(Raw records)
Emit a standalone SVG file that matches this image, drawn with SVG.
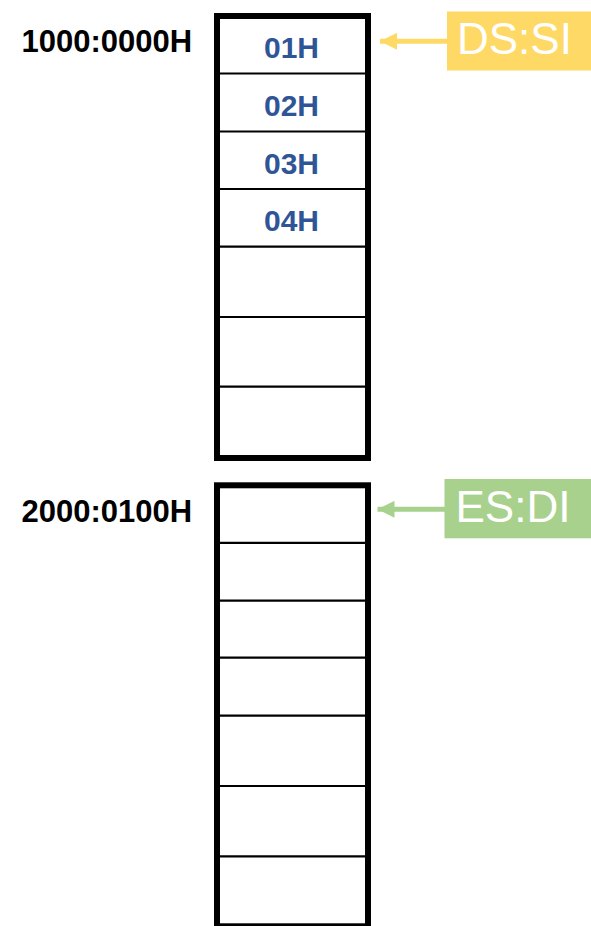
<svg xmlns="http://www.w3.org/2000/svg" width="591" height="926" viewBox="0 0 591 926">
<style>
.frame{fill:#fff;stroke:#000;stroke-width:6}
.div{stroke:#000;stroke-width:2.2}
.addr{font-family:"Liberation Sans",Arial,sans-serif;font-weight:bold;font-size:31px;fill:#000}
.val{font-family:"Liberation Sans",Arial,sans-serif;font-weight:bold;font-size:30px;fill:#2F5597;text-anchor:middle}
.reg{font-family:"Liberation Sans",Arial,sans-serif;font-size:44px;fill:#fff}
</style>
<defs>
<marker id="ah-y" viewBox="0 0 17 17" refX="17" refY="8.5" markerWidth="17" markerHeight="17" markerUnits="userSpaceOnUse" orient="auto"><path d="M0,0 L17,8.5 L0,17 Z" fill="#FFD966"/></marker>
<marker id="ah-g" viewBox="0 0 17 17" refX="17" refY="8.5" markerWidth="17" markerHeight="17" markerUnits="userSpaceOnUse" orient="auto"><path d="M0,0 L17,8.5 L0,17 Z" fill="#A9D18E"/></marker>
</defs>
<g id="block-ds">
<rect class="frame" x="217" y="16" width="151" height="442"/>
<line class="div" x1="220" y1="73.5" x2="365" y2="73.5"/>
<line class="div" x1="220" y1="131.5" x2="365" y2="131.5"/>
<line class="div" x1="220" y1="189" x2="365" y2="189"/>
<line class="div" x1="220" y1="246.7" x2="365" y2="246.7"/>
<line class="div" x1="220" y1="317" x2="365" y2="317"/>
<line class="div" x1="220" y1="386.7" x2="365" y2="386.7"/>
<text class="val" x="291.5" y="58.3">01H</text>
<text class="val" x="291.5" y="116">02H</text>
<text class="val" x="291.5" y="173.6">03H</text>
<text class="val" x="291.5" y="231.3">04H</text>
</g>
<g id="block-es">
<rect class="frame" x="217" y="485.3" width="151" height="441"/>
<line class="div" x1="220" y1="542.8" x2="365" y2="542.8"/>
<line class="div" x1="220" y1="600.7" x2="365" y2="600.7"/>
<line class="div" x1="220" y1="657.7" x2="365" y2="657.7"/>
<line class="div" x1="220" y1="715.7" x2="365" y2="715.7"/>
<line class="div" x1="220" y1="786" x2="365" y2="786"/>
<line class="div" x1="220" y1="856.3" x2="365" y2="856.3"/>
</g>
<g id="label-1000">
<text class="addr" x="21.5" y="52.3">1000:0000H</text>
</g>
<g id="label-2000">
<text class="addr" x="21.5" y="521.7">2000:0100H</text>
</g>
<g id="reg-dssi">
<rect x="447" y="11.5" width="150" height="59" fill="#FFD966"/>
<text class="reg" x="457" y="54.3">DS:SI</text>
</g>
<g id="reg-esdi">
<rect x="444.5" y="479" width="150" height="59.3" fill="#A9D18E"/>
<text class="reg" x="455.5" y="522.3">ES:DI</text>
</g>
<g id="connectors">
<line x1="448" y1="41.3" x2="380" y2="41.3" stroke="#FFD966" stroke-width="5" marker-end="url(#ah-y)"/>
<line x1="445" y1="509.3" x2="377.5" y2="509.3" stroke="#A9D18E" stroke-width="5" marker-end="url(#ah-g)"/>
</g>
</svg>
---
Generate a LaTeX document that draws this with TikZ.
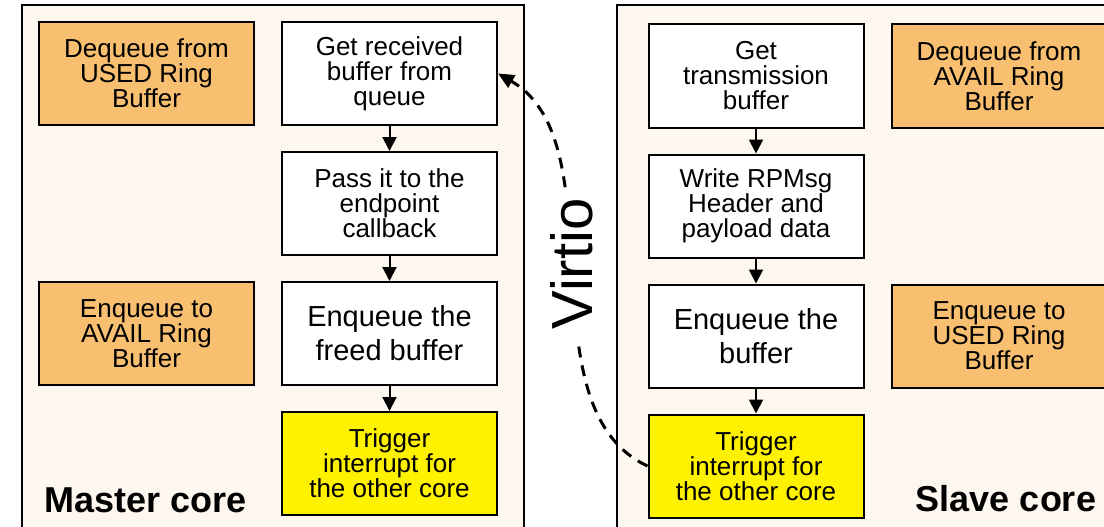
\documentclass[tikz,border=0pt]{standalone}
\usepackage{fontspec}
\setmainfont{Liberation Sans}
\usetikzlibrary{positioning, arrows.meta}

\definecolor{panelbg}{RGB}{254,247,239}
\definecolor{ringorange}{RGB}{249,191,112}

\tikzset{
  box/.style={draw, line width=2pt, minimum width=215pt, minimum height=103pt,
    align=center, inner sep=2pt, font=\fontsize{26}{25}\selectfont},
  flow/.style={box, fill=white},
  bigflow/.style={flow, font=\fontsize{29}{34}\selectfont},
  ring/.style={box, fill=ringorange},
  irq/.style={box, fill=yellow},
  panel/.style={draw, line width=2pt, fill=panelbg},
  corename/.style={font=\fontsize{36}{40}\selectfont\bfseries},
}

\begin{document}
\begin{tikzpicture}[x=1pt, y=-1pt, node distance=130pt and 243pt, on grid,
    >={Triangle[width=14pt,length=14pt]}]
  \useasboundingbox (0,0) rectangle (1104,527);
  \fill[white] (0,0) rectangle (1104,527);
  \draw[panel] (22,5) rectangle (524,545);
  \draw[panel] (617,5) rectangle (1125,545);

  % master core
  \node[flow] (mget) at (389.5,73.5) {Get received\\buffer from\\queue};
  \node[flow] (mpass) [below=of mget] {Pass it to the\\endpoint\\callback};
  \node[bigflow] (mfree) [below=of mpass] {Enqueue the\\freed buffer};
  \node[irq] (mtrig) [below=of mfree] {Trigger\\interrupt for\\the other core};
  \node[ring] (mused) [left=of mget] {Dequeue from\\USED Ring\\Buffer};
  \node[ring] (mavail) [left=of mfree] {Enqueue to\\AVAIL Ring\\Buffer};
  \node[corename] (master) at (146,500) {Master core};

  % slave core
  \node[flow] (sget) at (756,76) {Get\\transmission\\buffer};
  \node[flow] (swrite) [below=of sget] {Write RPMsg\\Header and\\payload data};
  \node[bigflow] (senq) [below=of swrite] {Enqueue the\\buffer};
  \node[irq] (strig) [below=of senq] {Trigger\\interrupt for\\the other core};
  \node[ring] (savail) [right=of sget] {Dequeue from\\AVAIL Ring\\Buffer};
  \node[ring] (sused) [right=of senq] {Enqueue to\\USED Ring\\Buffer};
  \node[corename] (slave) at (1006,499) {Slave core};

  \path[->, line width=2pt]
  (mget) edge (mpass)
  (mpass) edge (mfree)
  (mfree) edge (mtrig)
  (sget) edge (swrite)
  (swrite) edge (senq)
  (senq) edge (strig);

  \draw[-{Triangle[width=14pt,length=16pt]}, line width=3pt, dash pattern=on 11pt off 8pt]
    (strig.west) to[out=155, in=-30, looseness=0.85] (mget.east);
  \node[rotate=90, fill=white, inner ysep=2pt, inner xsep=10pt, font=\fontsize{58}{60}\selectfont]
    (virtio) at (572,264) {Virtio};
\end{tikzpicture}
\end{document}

* _What to work on_
Output exactly the lines above, from the line with "Generate a LaTeX" to the line with "(senq) edge (strig);", both included; skip the pictures.

* _Answer below_
Generate a LaTeX document that draws this with TikZ.
\documentclass[tikz,border=0pt]{standalone}
\usepackage{fontspec}
\setmainfont{Liberation Sans}
\usetikzlibrary{positioning, arrows.meta}

\definecolor{panelbg}{RGB}{254,247,239}
\definecolor{ringorange}{RGB}{249,191,112}

\tikzset{
  box/.style={draw, line width=2pt, minimum width=215pt, minimum height=103pt,
    align=center, inner sep=2pt, font=\fontsize{26}{25}\selectfont},
  flow/.style={box, fill=white},
  bigflow/.style={flow, font=\fontsize{29}{34}\selectfont},
  ring/.style={box, fill=ringorange},
  irq/.style={box, fill=yellow},
  panel/.style={draw, line width=2pt, fill=panelbg},
  corename/.style={font=\fontsize{36}{40}\selectfont\bfseries},
}

\begin{document}
\begin{tikzpicture}[x=1pt, y=-1pt, node distance=130pt and 243pt, on grid,
    >={Triangle[width=14pt,length=14pt]}]
  \useasboundingbox (0,0) rectangle (1104,527);
  \fill[white] (0,0) rectangle (1104,527);
  \draw[panel] (22,5) rectangle (524,545);
  \draw[panel] (617,5) rectangle (1125,545);

  % master core
  \node[flow] (mget) at (389.5,73.5) {Get received\\buffer from\\queue};
  \node[flow] (mpass) [below=of mget] {Pass it to the\\endpoint\\callback};
  \node[bigflow] (mfree) [below=of mpass] {Enqueue the\\freed buffer};
  \node[irq] (mtrig) [below=of mfree] {Trigger\\interrupt for\\the other core};
  \node[ring] (mused) [left=of mget] {Dequeue from\\USED Ring\\Buffer};
  \node[ring] (mavail) [left=of mfree] {Enqueue to\\AVAIL Ring\\Buffer};
  \node[corename] (master) at (146,500) {Master core};

  % slave core
  \node[flow] (sget) at (756,76) {Get\\transmission\\buffer};
  \node[flow] (swrite) [below=of sget] {Write RPMsg\\Header and\\payload data};
  \node[bigflow] (senq) [below=of swrite] {Enqueue the\\buffer};
  \node[irq] (strig) [below=of senq] {Trigger\\interrupt for\\the other core};
  \node[ring] (savail) [right=of sget] {Dequeue from\\AVAIL Ring\\Buffer};
  \node[ring] (sused) [right=of senq] {Enqueue to\\USED Ring\\Buffer};
  \node[corename] (slave) at (1006,499) {Slave core};

  \path[->, line width=2pt]
  (mget) edge (mpass)
  (mpass) edge (mfree)
  (mfree) edge (mtrig)
  (sget) edge (swrite)
  (swrite) edge (senq)
  (senq) edge (strig);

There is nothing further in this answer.